◆ INFORMATION SHOWN ◆
-- -- --

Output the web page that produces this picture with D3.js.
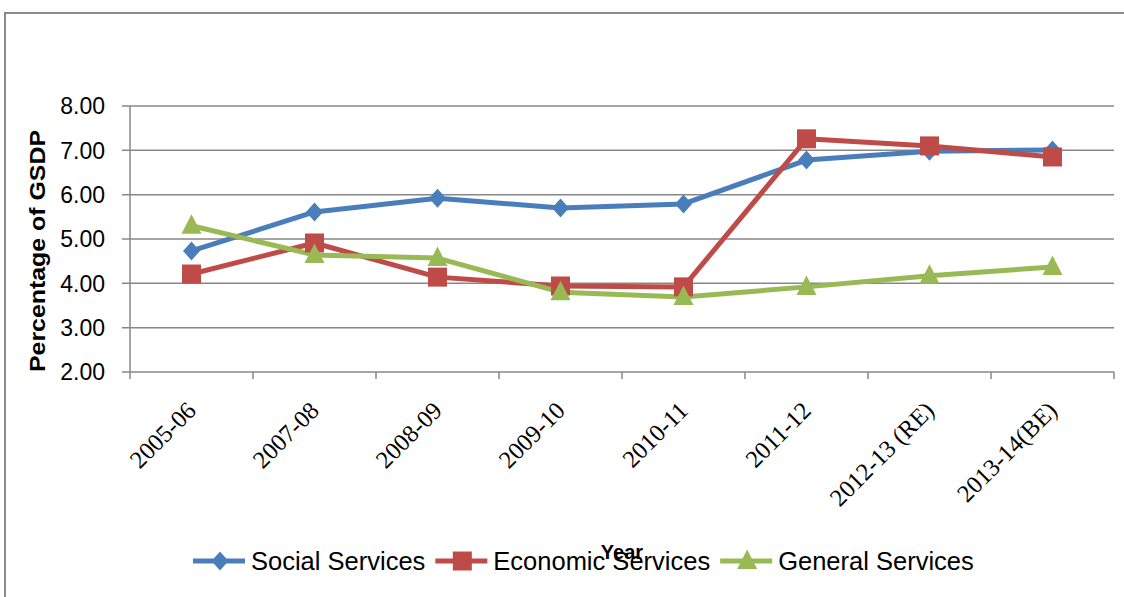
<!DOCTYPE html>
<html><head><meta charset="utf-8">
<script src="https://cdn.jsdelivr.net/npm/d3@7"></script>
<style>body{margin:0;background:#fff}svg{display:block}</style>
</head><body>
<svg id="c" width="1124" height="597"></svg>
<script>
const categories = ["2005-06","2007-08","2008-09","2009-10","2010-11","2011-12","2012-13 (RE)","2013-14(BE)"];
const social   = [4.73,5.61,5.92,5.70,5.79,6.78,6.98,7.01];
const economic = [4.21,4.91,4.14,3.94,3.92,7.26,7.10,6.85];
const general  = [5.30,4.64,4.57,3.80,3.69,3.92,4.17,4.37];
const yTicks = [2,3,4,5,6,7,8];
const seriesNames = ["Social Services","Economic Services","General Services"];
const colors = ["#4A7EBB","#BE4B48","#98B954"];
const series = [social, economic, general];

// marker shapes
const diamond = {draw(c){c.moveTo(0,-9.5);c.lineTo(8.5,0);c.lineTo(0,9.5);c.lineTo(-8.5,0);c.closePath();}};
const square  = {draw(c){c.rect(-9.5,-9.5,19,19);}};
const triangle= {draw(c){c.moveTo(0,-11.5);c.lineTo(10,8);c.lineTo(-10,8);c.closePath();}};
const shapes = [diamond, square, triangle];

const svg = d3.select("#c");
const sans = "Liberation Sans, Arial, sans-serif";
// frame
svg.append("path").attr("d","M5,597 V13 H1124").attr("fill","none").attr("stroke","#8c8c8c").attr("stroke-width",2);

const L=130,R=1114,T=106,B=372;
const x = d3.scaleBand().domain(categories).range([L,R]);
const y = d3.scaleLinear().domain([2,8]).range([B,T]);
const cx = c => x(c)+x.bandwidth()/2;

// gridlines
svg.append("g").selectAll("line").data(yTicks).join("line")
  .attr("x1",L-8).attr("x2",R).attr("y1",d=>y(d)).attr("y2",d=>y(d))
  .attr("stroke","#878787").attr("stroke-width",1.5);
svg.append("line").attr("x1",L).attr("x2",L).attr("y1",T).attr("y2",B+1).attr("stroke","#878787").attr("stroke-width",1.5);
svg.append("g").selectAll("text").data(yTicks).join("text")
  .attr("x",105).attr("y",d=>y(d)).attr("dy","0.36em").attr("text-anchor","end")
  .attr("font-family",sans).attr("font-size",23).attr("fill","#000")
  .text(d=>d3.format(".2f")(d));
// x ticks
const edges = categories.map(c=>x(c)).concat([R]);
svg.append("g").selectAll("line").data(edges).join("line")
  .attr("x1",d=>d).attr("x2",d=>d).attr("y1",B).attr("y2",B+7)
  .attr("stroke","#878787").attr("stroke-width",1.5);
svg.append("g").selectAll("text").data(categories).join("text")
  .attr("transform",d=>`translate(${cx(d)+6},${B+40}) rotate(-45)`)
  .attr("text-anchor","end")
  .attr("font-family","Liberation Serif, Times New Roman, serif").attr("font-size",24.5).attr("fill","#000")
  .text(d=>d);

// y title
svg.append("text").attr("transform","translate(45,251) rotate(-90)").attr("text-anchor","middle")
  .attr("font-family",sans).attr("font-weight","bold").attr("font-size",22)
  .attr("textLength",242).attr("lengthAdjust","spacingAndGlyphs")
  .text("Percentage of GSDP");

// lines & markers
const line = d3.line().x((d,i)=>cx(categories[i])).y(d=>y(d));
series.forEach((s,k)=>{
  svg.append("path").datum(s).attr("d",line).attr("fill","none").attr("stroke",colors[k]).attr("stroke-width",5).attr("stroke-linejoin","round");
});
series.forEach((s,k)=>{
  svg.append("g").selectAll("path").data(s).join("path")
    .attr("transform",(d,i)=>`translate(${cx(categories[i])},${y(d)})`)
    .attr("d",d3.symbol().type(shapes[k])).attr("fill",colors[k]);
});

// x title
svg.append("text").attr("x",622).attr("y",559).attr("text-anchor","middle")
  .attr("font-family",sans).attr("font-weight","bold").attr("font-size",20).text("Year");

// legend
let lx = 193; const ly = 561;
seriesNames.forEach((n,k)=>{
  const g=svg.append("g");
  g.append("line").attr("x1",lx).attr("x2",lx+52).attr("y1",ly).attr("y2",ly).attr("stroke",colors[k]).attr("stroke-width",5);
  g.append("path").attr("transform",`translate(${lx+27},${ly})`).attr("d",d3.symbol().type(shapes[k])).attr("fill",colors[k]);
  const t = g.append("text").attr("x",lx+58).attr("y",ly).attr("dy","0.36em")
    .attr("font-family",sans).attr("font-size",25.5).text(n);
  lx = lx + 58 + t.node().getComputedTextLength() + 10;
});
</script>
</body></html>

-- -- --

◆ PROBLEM REQUIREMENTS ◆
Leave out the pictures and repeat exactly the lines from the start of the material through the line that contains "const cx = c => x(c)+x.bandwidth()/2;", both included.

◆ EXPECTED OUTPUT ◆
Output the web page that produces this picture with D3.js.
<!DOCTYPE html>
<html><head><meta charset="utf-8">
<script src="https://cdn.jsdelivr.net/npm/d3@7"></script>
<style>body{margin:0;background:#fff}svg{display:block}</style>
</head><body>
<svg id="c" width="1124" height="597"></svg>
<script>
const categories = ["2005-06","2007-08","2008-09","2009-10","2010-11","2011-12","2012-13 (RE)","2013-14(BE)"];
const social   = [4.73,5.61,5.92,5.70,5.79,6.78,6.98,7.01];
const economic = [4.21,4.91,4.14,3.94,3.92,7.26,7.10,6.85];
const general  = [5.30,4.64,4.57,3.80,3.69,3.92,4.17,4.37];
const yTicks = [2,3,4,5,6,7,8];
const seriesNames = ["Social Services","Economic Services","General Services"];
const colors = ["#4A7EBB","#BE4B48","#98B954"];
const series = [social, economic, general];

// marker shapes
const diamond = {draw(c){c.moveTo(0,-9.5);c.lineTo(8.5,0);c.lineTo(0,9.5);c.lineTo(-8.5,0);c.closePath();}};
const square  = {draw(c){c.rect(-9.5,-9.5,19,19);}};
const triangle= {draw(c){c.moveTo(0,-11.5);c.lineTo(10,8);c.lineTo(-10,8);c.closePath();}};
const shapes = [diamond, square, triangle];

const svg = d3.select("#c");
const sans = "Liberation Sans, Arial, sans-serif";
// frame
svg.append("path").attr("d","M5,597 V13 H1124").attr("fill","none").attr("stroke","#8c8c8c").attr("stroke-width",2);

const L=130,R=1114,T=106,B=372;
const x = d3.scaleBand().domain(categories).range([L,R]);
const y = d3.scaleLinear().domain([2,8]).range([B,T]);
const cx = c => x(c)+x.bandwidth()/2;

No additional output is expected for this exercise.